**Source excerpt:**
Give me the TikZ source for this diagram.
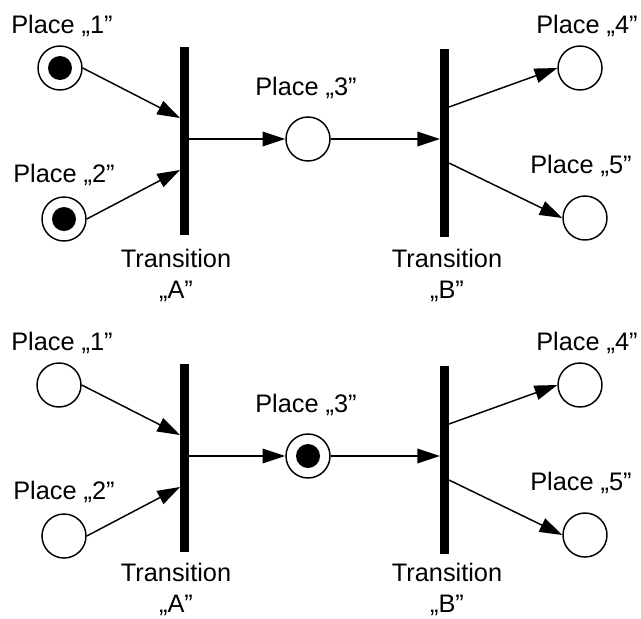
\documentclass[tikz,border=0pt]{standalone}
\usepackage{fontspec}
\setmainfont{Liberation Sans}
\usetikzlibrary{arrows.meta}

\tikzset{every picture/.style={line width=0.75pt}}
\tikzset{
  place/.style={circle, draw, line width=1.1pt, minimum size=33pt, inner sep=0pt},
  token/.style={circle, fill, minimum size=18pt, inner sep=0pt},
  trans/.style={rectangle, fill, minimum width=6.75pt, minimum height=141pt, inner sep=0pt},
  arc/.style={-{Triangle[length=17pt,width=11pt]}, line width=1.1pt},
  lbl/.style={inner sep=0pt, font=\fontsize{19}{23.3}\selectfont},
}

\begin{document}
\begin{tikzpicture}[x=0.75pt,y=0.75pt,yscale=-1,xscale=1]
\path[use as bounding box] (0,0) rectangle (641,618);

%Upper net: tokens in Place 1 and Place 2
%Shape: Circle
\node[place] (p1u) at (60,68) {};
\node[token] (k1u) at (p1u) {};
\node[place] (p2u) at (64,219) {};
\node[token] (k2u) at (p2u) {};
\node[place] (p3u) at (308,139) {};
\node[place] (p4u) at (580,68) {};
\node[place] (p5u) at (585,218) {};
%Shape: Bar
\node[trans] (tAu) at (184.5,141) {};
\node[trans] (tBu) at (444.5,143) {};
\coordinate (a1u) at (180,118);
\coordinate (a2u) at (180,170);
\coordinate (a3u) at (189,139);
\coordinate (b1u) at (440,139);
\coordinate (b2u) at (449,107);
\coordinate (b3u) at (449,163);
%Straight Lines
\draw[arc] (p1u.east) -- (a1u);
\draw[arc] (p2u.east) -- (a2u);
\draw[arc] (a3u) -- (p3u);
\draw[arc] (p3u) -- (b1u);
\draw[arc] (b2u) -- (p4u.west);
\draw[arc] (b3u) -- (p5u.west);

% Text Node
\node[lbl, anchor=base] (l1u) at (62,33) {Place „1”};
% Text Node
\node[lbl, anchor=base] (l2u) at (64,182) {Place „2”};
% Text Node
\node[lbl, anchor=base] (l3u) at (306,95) {Place „3”};
% Text Node
\node[lbl, anchor=base] (l4u) at (587,33) {Place „4”};
% Text Node
\node[lbl, anchor=base] (l5u) at (581,173) {Place „5”};
% Text Node
\node[lbl, anchor=north, align=center] (lAu) at (176,249) {Transition\\„A”};
% Text Node
\node[lbl, anchor=north, align=center] (lBu) at (447,249) {Transition\\„B”};

%Lower net: token moved to Place 3
%Shape: Circle
\node[place] (p1d) at (59,385) {};
\node[place] (p2d) at (64,536) {};
\node[place] (p3d) at (308,456) {};
\node[token] (k3d) at (p3d) {};
\node[place] (p4d) at (580,385) {};
\node[place] (p5d) at (585,535) {};
%Shape: Bar
\node[trans] (tAd) at (184.5,458) {};
\node[trans] (tBd) at (444.5,460) {};
\coordinate (a1d) at (180,435);
\coordinate (a2d) at (180,487);
\coordinate (a3d) at (189,456);
\coordinate (b1d) at (440,456);
\coordinate (b2d) at (449,424);
\coordinate (b3d) at (449,480);
%Straight Lines
\draw[arc] (p1d.east) -- (a1d);
\draw[arc] (p2d.east) -- (a2d);
\draw[arc] (a3d) -- (p3d);
\draw[arc] (p3d) -- (b1d);
\draw[arc] (b2d) -- (p4d.west);
\draw[arc] (b3d) -- (p5d.west);

% Text Node
\node[lbl, anchor=base] (l1d) at (62,350) {Place „1”};
% Text Node
\node[lbl, anchor=base] (l2d) at (64,499) {Place „2”};
% Text Node
\node[lbl, anchor=base] (l3d) at (306,412) {Place „3”};
% Text Node
\node[lbl, anchor=base] (l4d) at (587,350) {Place „4”};
% Text Node
\node[lbl, anchor=base] (l5d) at (581,490) {Place „5”};
% Text Node
\node[lbl, anchor=north, align=center] (lAd) at (176,563) {Transition\\„A”};
% Text Node
\node[lbl, anchor=north, align=center] (lBd) at (447,563) {Transition\\„B”};

\end{tikzpicture}
\end{document}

**What you are asked to do:** In the copy, include no pictures; restate the listing above exactly.

**Expected output:**
Give me the TikZ source for this diagram.
\documentclass[tikz,border=0pt]{standalone}
\usepackage{fontspec}
\setmainfont{Liberation Sans}
\usetikzlibrary{arrows.meta}

\tikzset{every picture/.style={line width=0.75pt}}
\tikzset{
  place/.style={circle, draw, line width=1.1pt, minimum size=33pt, inner sep=0pt},
  token/.style={circle, fill, minimum size=18pt, inner sep=0pt},
  trans/.style={rectangle, fill, minimum width=6.75pt, minimum height=141pt, inner sep=0pt},
  arc/.style={-{Triangle[length=17pt,width=11pt]}, line width=1.1pt},
  lbl/.style={inner sep=0pt, font=\fontsize{19}{23.3}\selectfont},
}

\begin{document}
\begin{tikzpicture}[x=0.75pt,y=0.75pt,yscale=-1,xscale=1]
\path[use as bounding box] (0,0) rectangle (641,618);

%Upper net: tokens in Place 1 and Place 2
%Shape: Circle
\node[place] (p1u) at (60,68) {};
\node[token] (k1u) at (p1u) {};
\node[place] (p2u) at (64,219) {};
\node[token] (k2u) at (p2u) {};
\node[place] (p3u) at (308,139) {};
\node[place] (p4u) at (580,68) {};
\node[place] (p5u) at (585,218) {};
%Shape: Bar
\node[trans] (tAu) at (184.5,141) {};
\node[trans] (tBu) at (444.5,143) {};
\coordinate (a1u) at (180,118);
\coordinate (a2u) at (180,170);
\coordinate (a3u) at (189,139);
\coordinate (b1u) at (440,139);
\coordinate (b2u) at (449,107);
\coordinate (b3u) at (449,163);
%Straight Lines
\draw[arc] (p1u.east) -- (a1u);
\draw[arc] (p2u.east) -- (a2u);
\draw[arc] (a3u) -- (p3u);
\draw[arc] (p3u) -- (b1u);
\draw[arc] (b2u) -- (p4u.west);
\draw[arc] (b3u) -- (p5u.west);

% Text Node
\node[lbl, anchor=base] (l1u) at (62,33) {Place „1”};
% Text Node
\node[lbl, anchor=base] (l2u) at (64,182) {Place „2”};
% Text Node
\node[lbl, anchor=base] (l3u) at (306,95) {Place „3”};
% Text Node
\node[lbl, anchor=base] (l4u) at (587,33) {Place „4”};
% Text Node
\node[lbl, anchor=base] (l5u) at (581,173) {Place „5”};
% Text Node
\node[lbl, anchor=north, align=center] (lAu) at (176,249) {Transition\\„A”};
% Text Node
\node[lbl, anchor=north, align=center] (lBu) at (447,249) {Transition\\„B”};

%Lower net: token moved to Place 3
%Shape: Circle
\node[place] (p1d) at (59,385) {};
\node[place] (p2d) at (64,536) {};
\node[place] (p3d) at (308,456) {};
\node[token] (k3d) at (p3d) {};
\node[place] (p4d) at (580,385) {};
\node[place] (p5d) at (585,535) {};
%Shape: Bar
\node[trans] (tAd) at (184.5,458) {};
\node[trans] (tBd) at (444.5,460) {};
\coordinate (a1d) at (180,435);
\coordinate (a2d) at (180,487);
\coordinate (a3d) at (189,456);
\coordinate (b1d) at (440,456);
\coordinate (b2d) at (449,424);
\coordinate (b3d) at (449,480);
%Straight Lines
\draw[arc] (p1d.east) -- (a1d);
\draw[arc] (p2d.east) -- (a2d);
\draw[arc] (a3d) -- (p3d);
\draw[arc] (p3d) -- (b1d);
\draw[arc] (b2d) -- (p4d.west);
\draw[arc] (b3d) -- (p5d.west);

% Text Node
\node[lbl, anchor=base] (l1d) at (62,350) {Place „1”};
% Text Node
\node[lbl, anchor=base] (l2d) at (64,499) {Place „2”};
% Text Node
\node[lbl, anchor=base] (l3d) at (306,412) {Place „3”};
% Text Node
\node[lbl, anchor=base] (l4d) at (587,350) {Place „4”};
% Text Node
\node[lbl, anchor=base] (l5d) at (581,490) {Place „5”};
% Text Node
\node[lbl, anchor=north, align=center] (lAd) at (176,563) {Transition\\„A”};
% Text Node
\node[lbl, anchor=north, align=center] (lBd) at (447,563) {Transition\\„B”};

\end{tikzpicture}
\end{document}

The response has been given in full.